Of the various explosions on record, the three most violent
were those of 1716, 1749, and 1754. In the last-named year the earth for
miles round quaked with the convulsive throes of the deeply disturbed
mountain, and vast quantities of volcanic dust were hurled high into the
air, sufficient to make it dark at midday for many leagues around.
The roofs of distant Manila were covered with volcanic dust and ashes.
Molten lava also poured from the crater and flowed into the lake, which
boiled with the intense heat, while great showers of stones and ashes
fell into its waters.
VOLCANOES IN THE SOUTHERN ISLANDS
Extinct volcanoes are numerous in Luzon, and there are smoking cones
in the north, and also in the Babuyanes Islands still farther north.
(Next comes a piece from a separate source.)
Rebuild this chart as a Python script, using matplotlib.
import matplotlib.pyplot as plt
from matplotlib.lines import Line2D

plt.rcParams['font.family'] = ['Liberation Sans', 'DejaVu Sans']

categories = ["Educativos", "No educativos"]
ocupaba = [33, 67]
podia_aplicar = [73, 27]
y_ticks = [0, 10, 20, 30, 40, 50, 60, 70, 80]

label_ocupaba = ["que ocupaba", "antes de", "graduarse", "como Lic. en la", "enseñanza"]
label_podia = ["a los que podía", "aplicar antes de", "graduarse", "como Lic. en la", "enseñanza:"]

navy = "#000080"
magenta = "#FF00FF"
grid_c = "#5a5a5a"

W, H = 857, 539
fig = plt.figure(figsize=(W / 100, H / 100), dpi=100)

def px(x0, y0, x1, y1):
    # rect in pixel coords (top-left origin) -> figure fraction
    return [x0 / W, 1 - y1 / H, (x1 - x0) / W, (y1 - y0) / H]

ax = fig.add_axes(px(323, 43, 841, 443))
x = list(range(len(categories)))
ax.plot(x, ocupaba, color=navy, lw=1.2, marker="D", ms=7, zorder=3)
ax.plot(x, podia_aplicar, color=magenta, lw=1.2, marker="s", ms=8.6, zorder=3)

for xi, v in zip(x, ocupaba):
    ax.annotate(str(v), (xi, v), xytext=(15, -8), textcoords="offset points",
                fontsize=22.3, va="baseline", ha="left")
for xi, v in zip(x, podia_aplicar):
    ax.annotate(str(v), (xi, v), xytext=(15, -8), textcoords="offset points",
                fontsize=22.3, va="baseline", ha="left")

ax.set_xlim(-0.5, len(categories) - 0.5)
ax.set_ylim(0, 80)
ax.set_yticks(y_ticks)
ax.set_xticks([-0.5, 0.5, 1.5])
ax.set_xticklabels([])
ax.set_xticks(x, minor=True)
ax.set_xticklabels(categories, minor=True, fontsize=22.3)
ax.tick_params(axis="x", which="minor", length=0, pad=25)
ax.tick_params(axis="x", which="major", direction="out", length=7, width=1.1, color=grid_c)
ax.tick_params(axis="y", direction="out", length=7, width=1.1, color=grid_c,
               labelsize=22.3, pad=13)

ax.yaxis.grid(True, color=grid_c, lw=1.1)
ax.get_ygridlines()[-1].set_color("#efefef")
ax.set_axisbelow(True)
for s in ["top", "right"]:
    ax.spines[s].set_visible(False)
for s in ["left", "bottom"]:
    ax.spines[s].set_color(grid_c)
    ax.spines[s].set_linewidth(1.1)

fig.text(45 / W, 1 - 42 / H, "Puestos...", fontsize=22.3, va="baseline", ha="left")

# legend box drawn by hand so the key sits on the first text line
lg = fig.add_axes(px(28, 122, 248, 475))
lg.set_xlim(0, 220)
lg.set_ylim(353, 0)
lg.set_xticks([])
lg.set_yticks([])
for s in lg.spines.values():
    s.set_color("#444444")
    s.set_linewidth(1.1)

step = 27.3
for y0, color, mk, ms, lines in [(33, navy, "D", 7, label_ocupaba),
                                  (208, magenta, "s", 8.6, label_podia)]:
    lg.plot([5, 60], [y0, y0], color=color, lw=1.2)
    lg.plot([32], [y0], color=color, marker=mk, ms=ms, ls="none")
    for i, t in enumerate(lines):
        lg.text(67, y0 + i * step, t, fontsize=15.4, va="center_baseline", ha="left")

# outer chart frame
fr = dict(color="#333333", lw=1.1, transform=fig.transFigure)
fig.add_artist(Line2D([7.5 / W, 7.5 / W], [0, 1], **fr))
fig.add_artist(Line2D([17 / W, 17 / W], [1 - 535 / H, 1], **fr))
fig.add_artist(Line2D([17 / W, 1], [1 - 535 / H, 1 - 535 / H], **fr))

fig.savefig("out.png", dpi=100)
Volcanoes also exist in several of the other islands. On Negros is the
active peak of Malaspina, and on Camiguin, an island about ninety miles
to the southeast, a new volcano broke out in 1876. The large island of
Mindanao has three volcanoes, of which Cottabato was in eruption in
1856 and is still active at intervals. Apo, the largest of the three,
estimated to be 10,312 feet high, has three summits, within which lies
the great crater, now extinct and filled with water.
In evidence of former volcanic activity are the abundant deposits of
sulphur on the island of Leyte, the hot springs in various localities,
and the earthquakes which occasionally bring death and destruction. Of
the many of these on record, the most destructive was in 1863, when 400
people were killed and 2,000 injured, while many buildings were wrecked.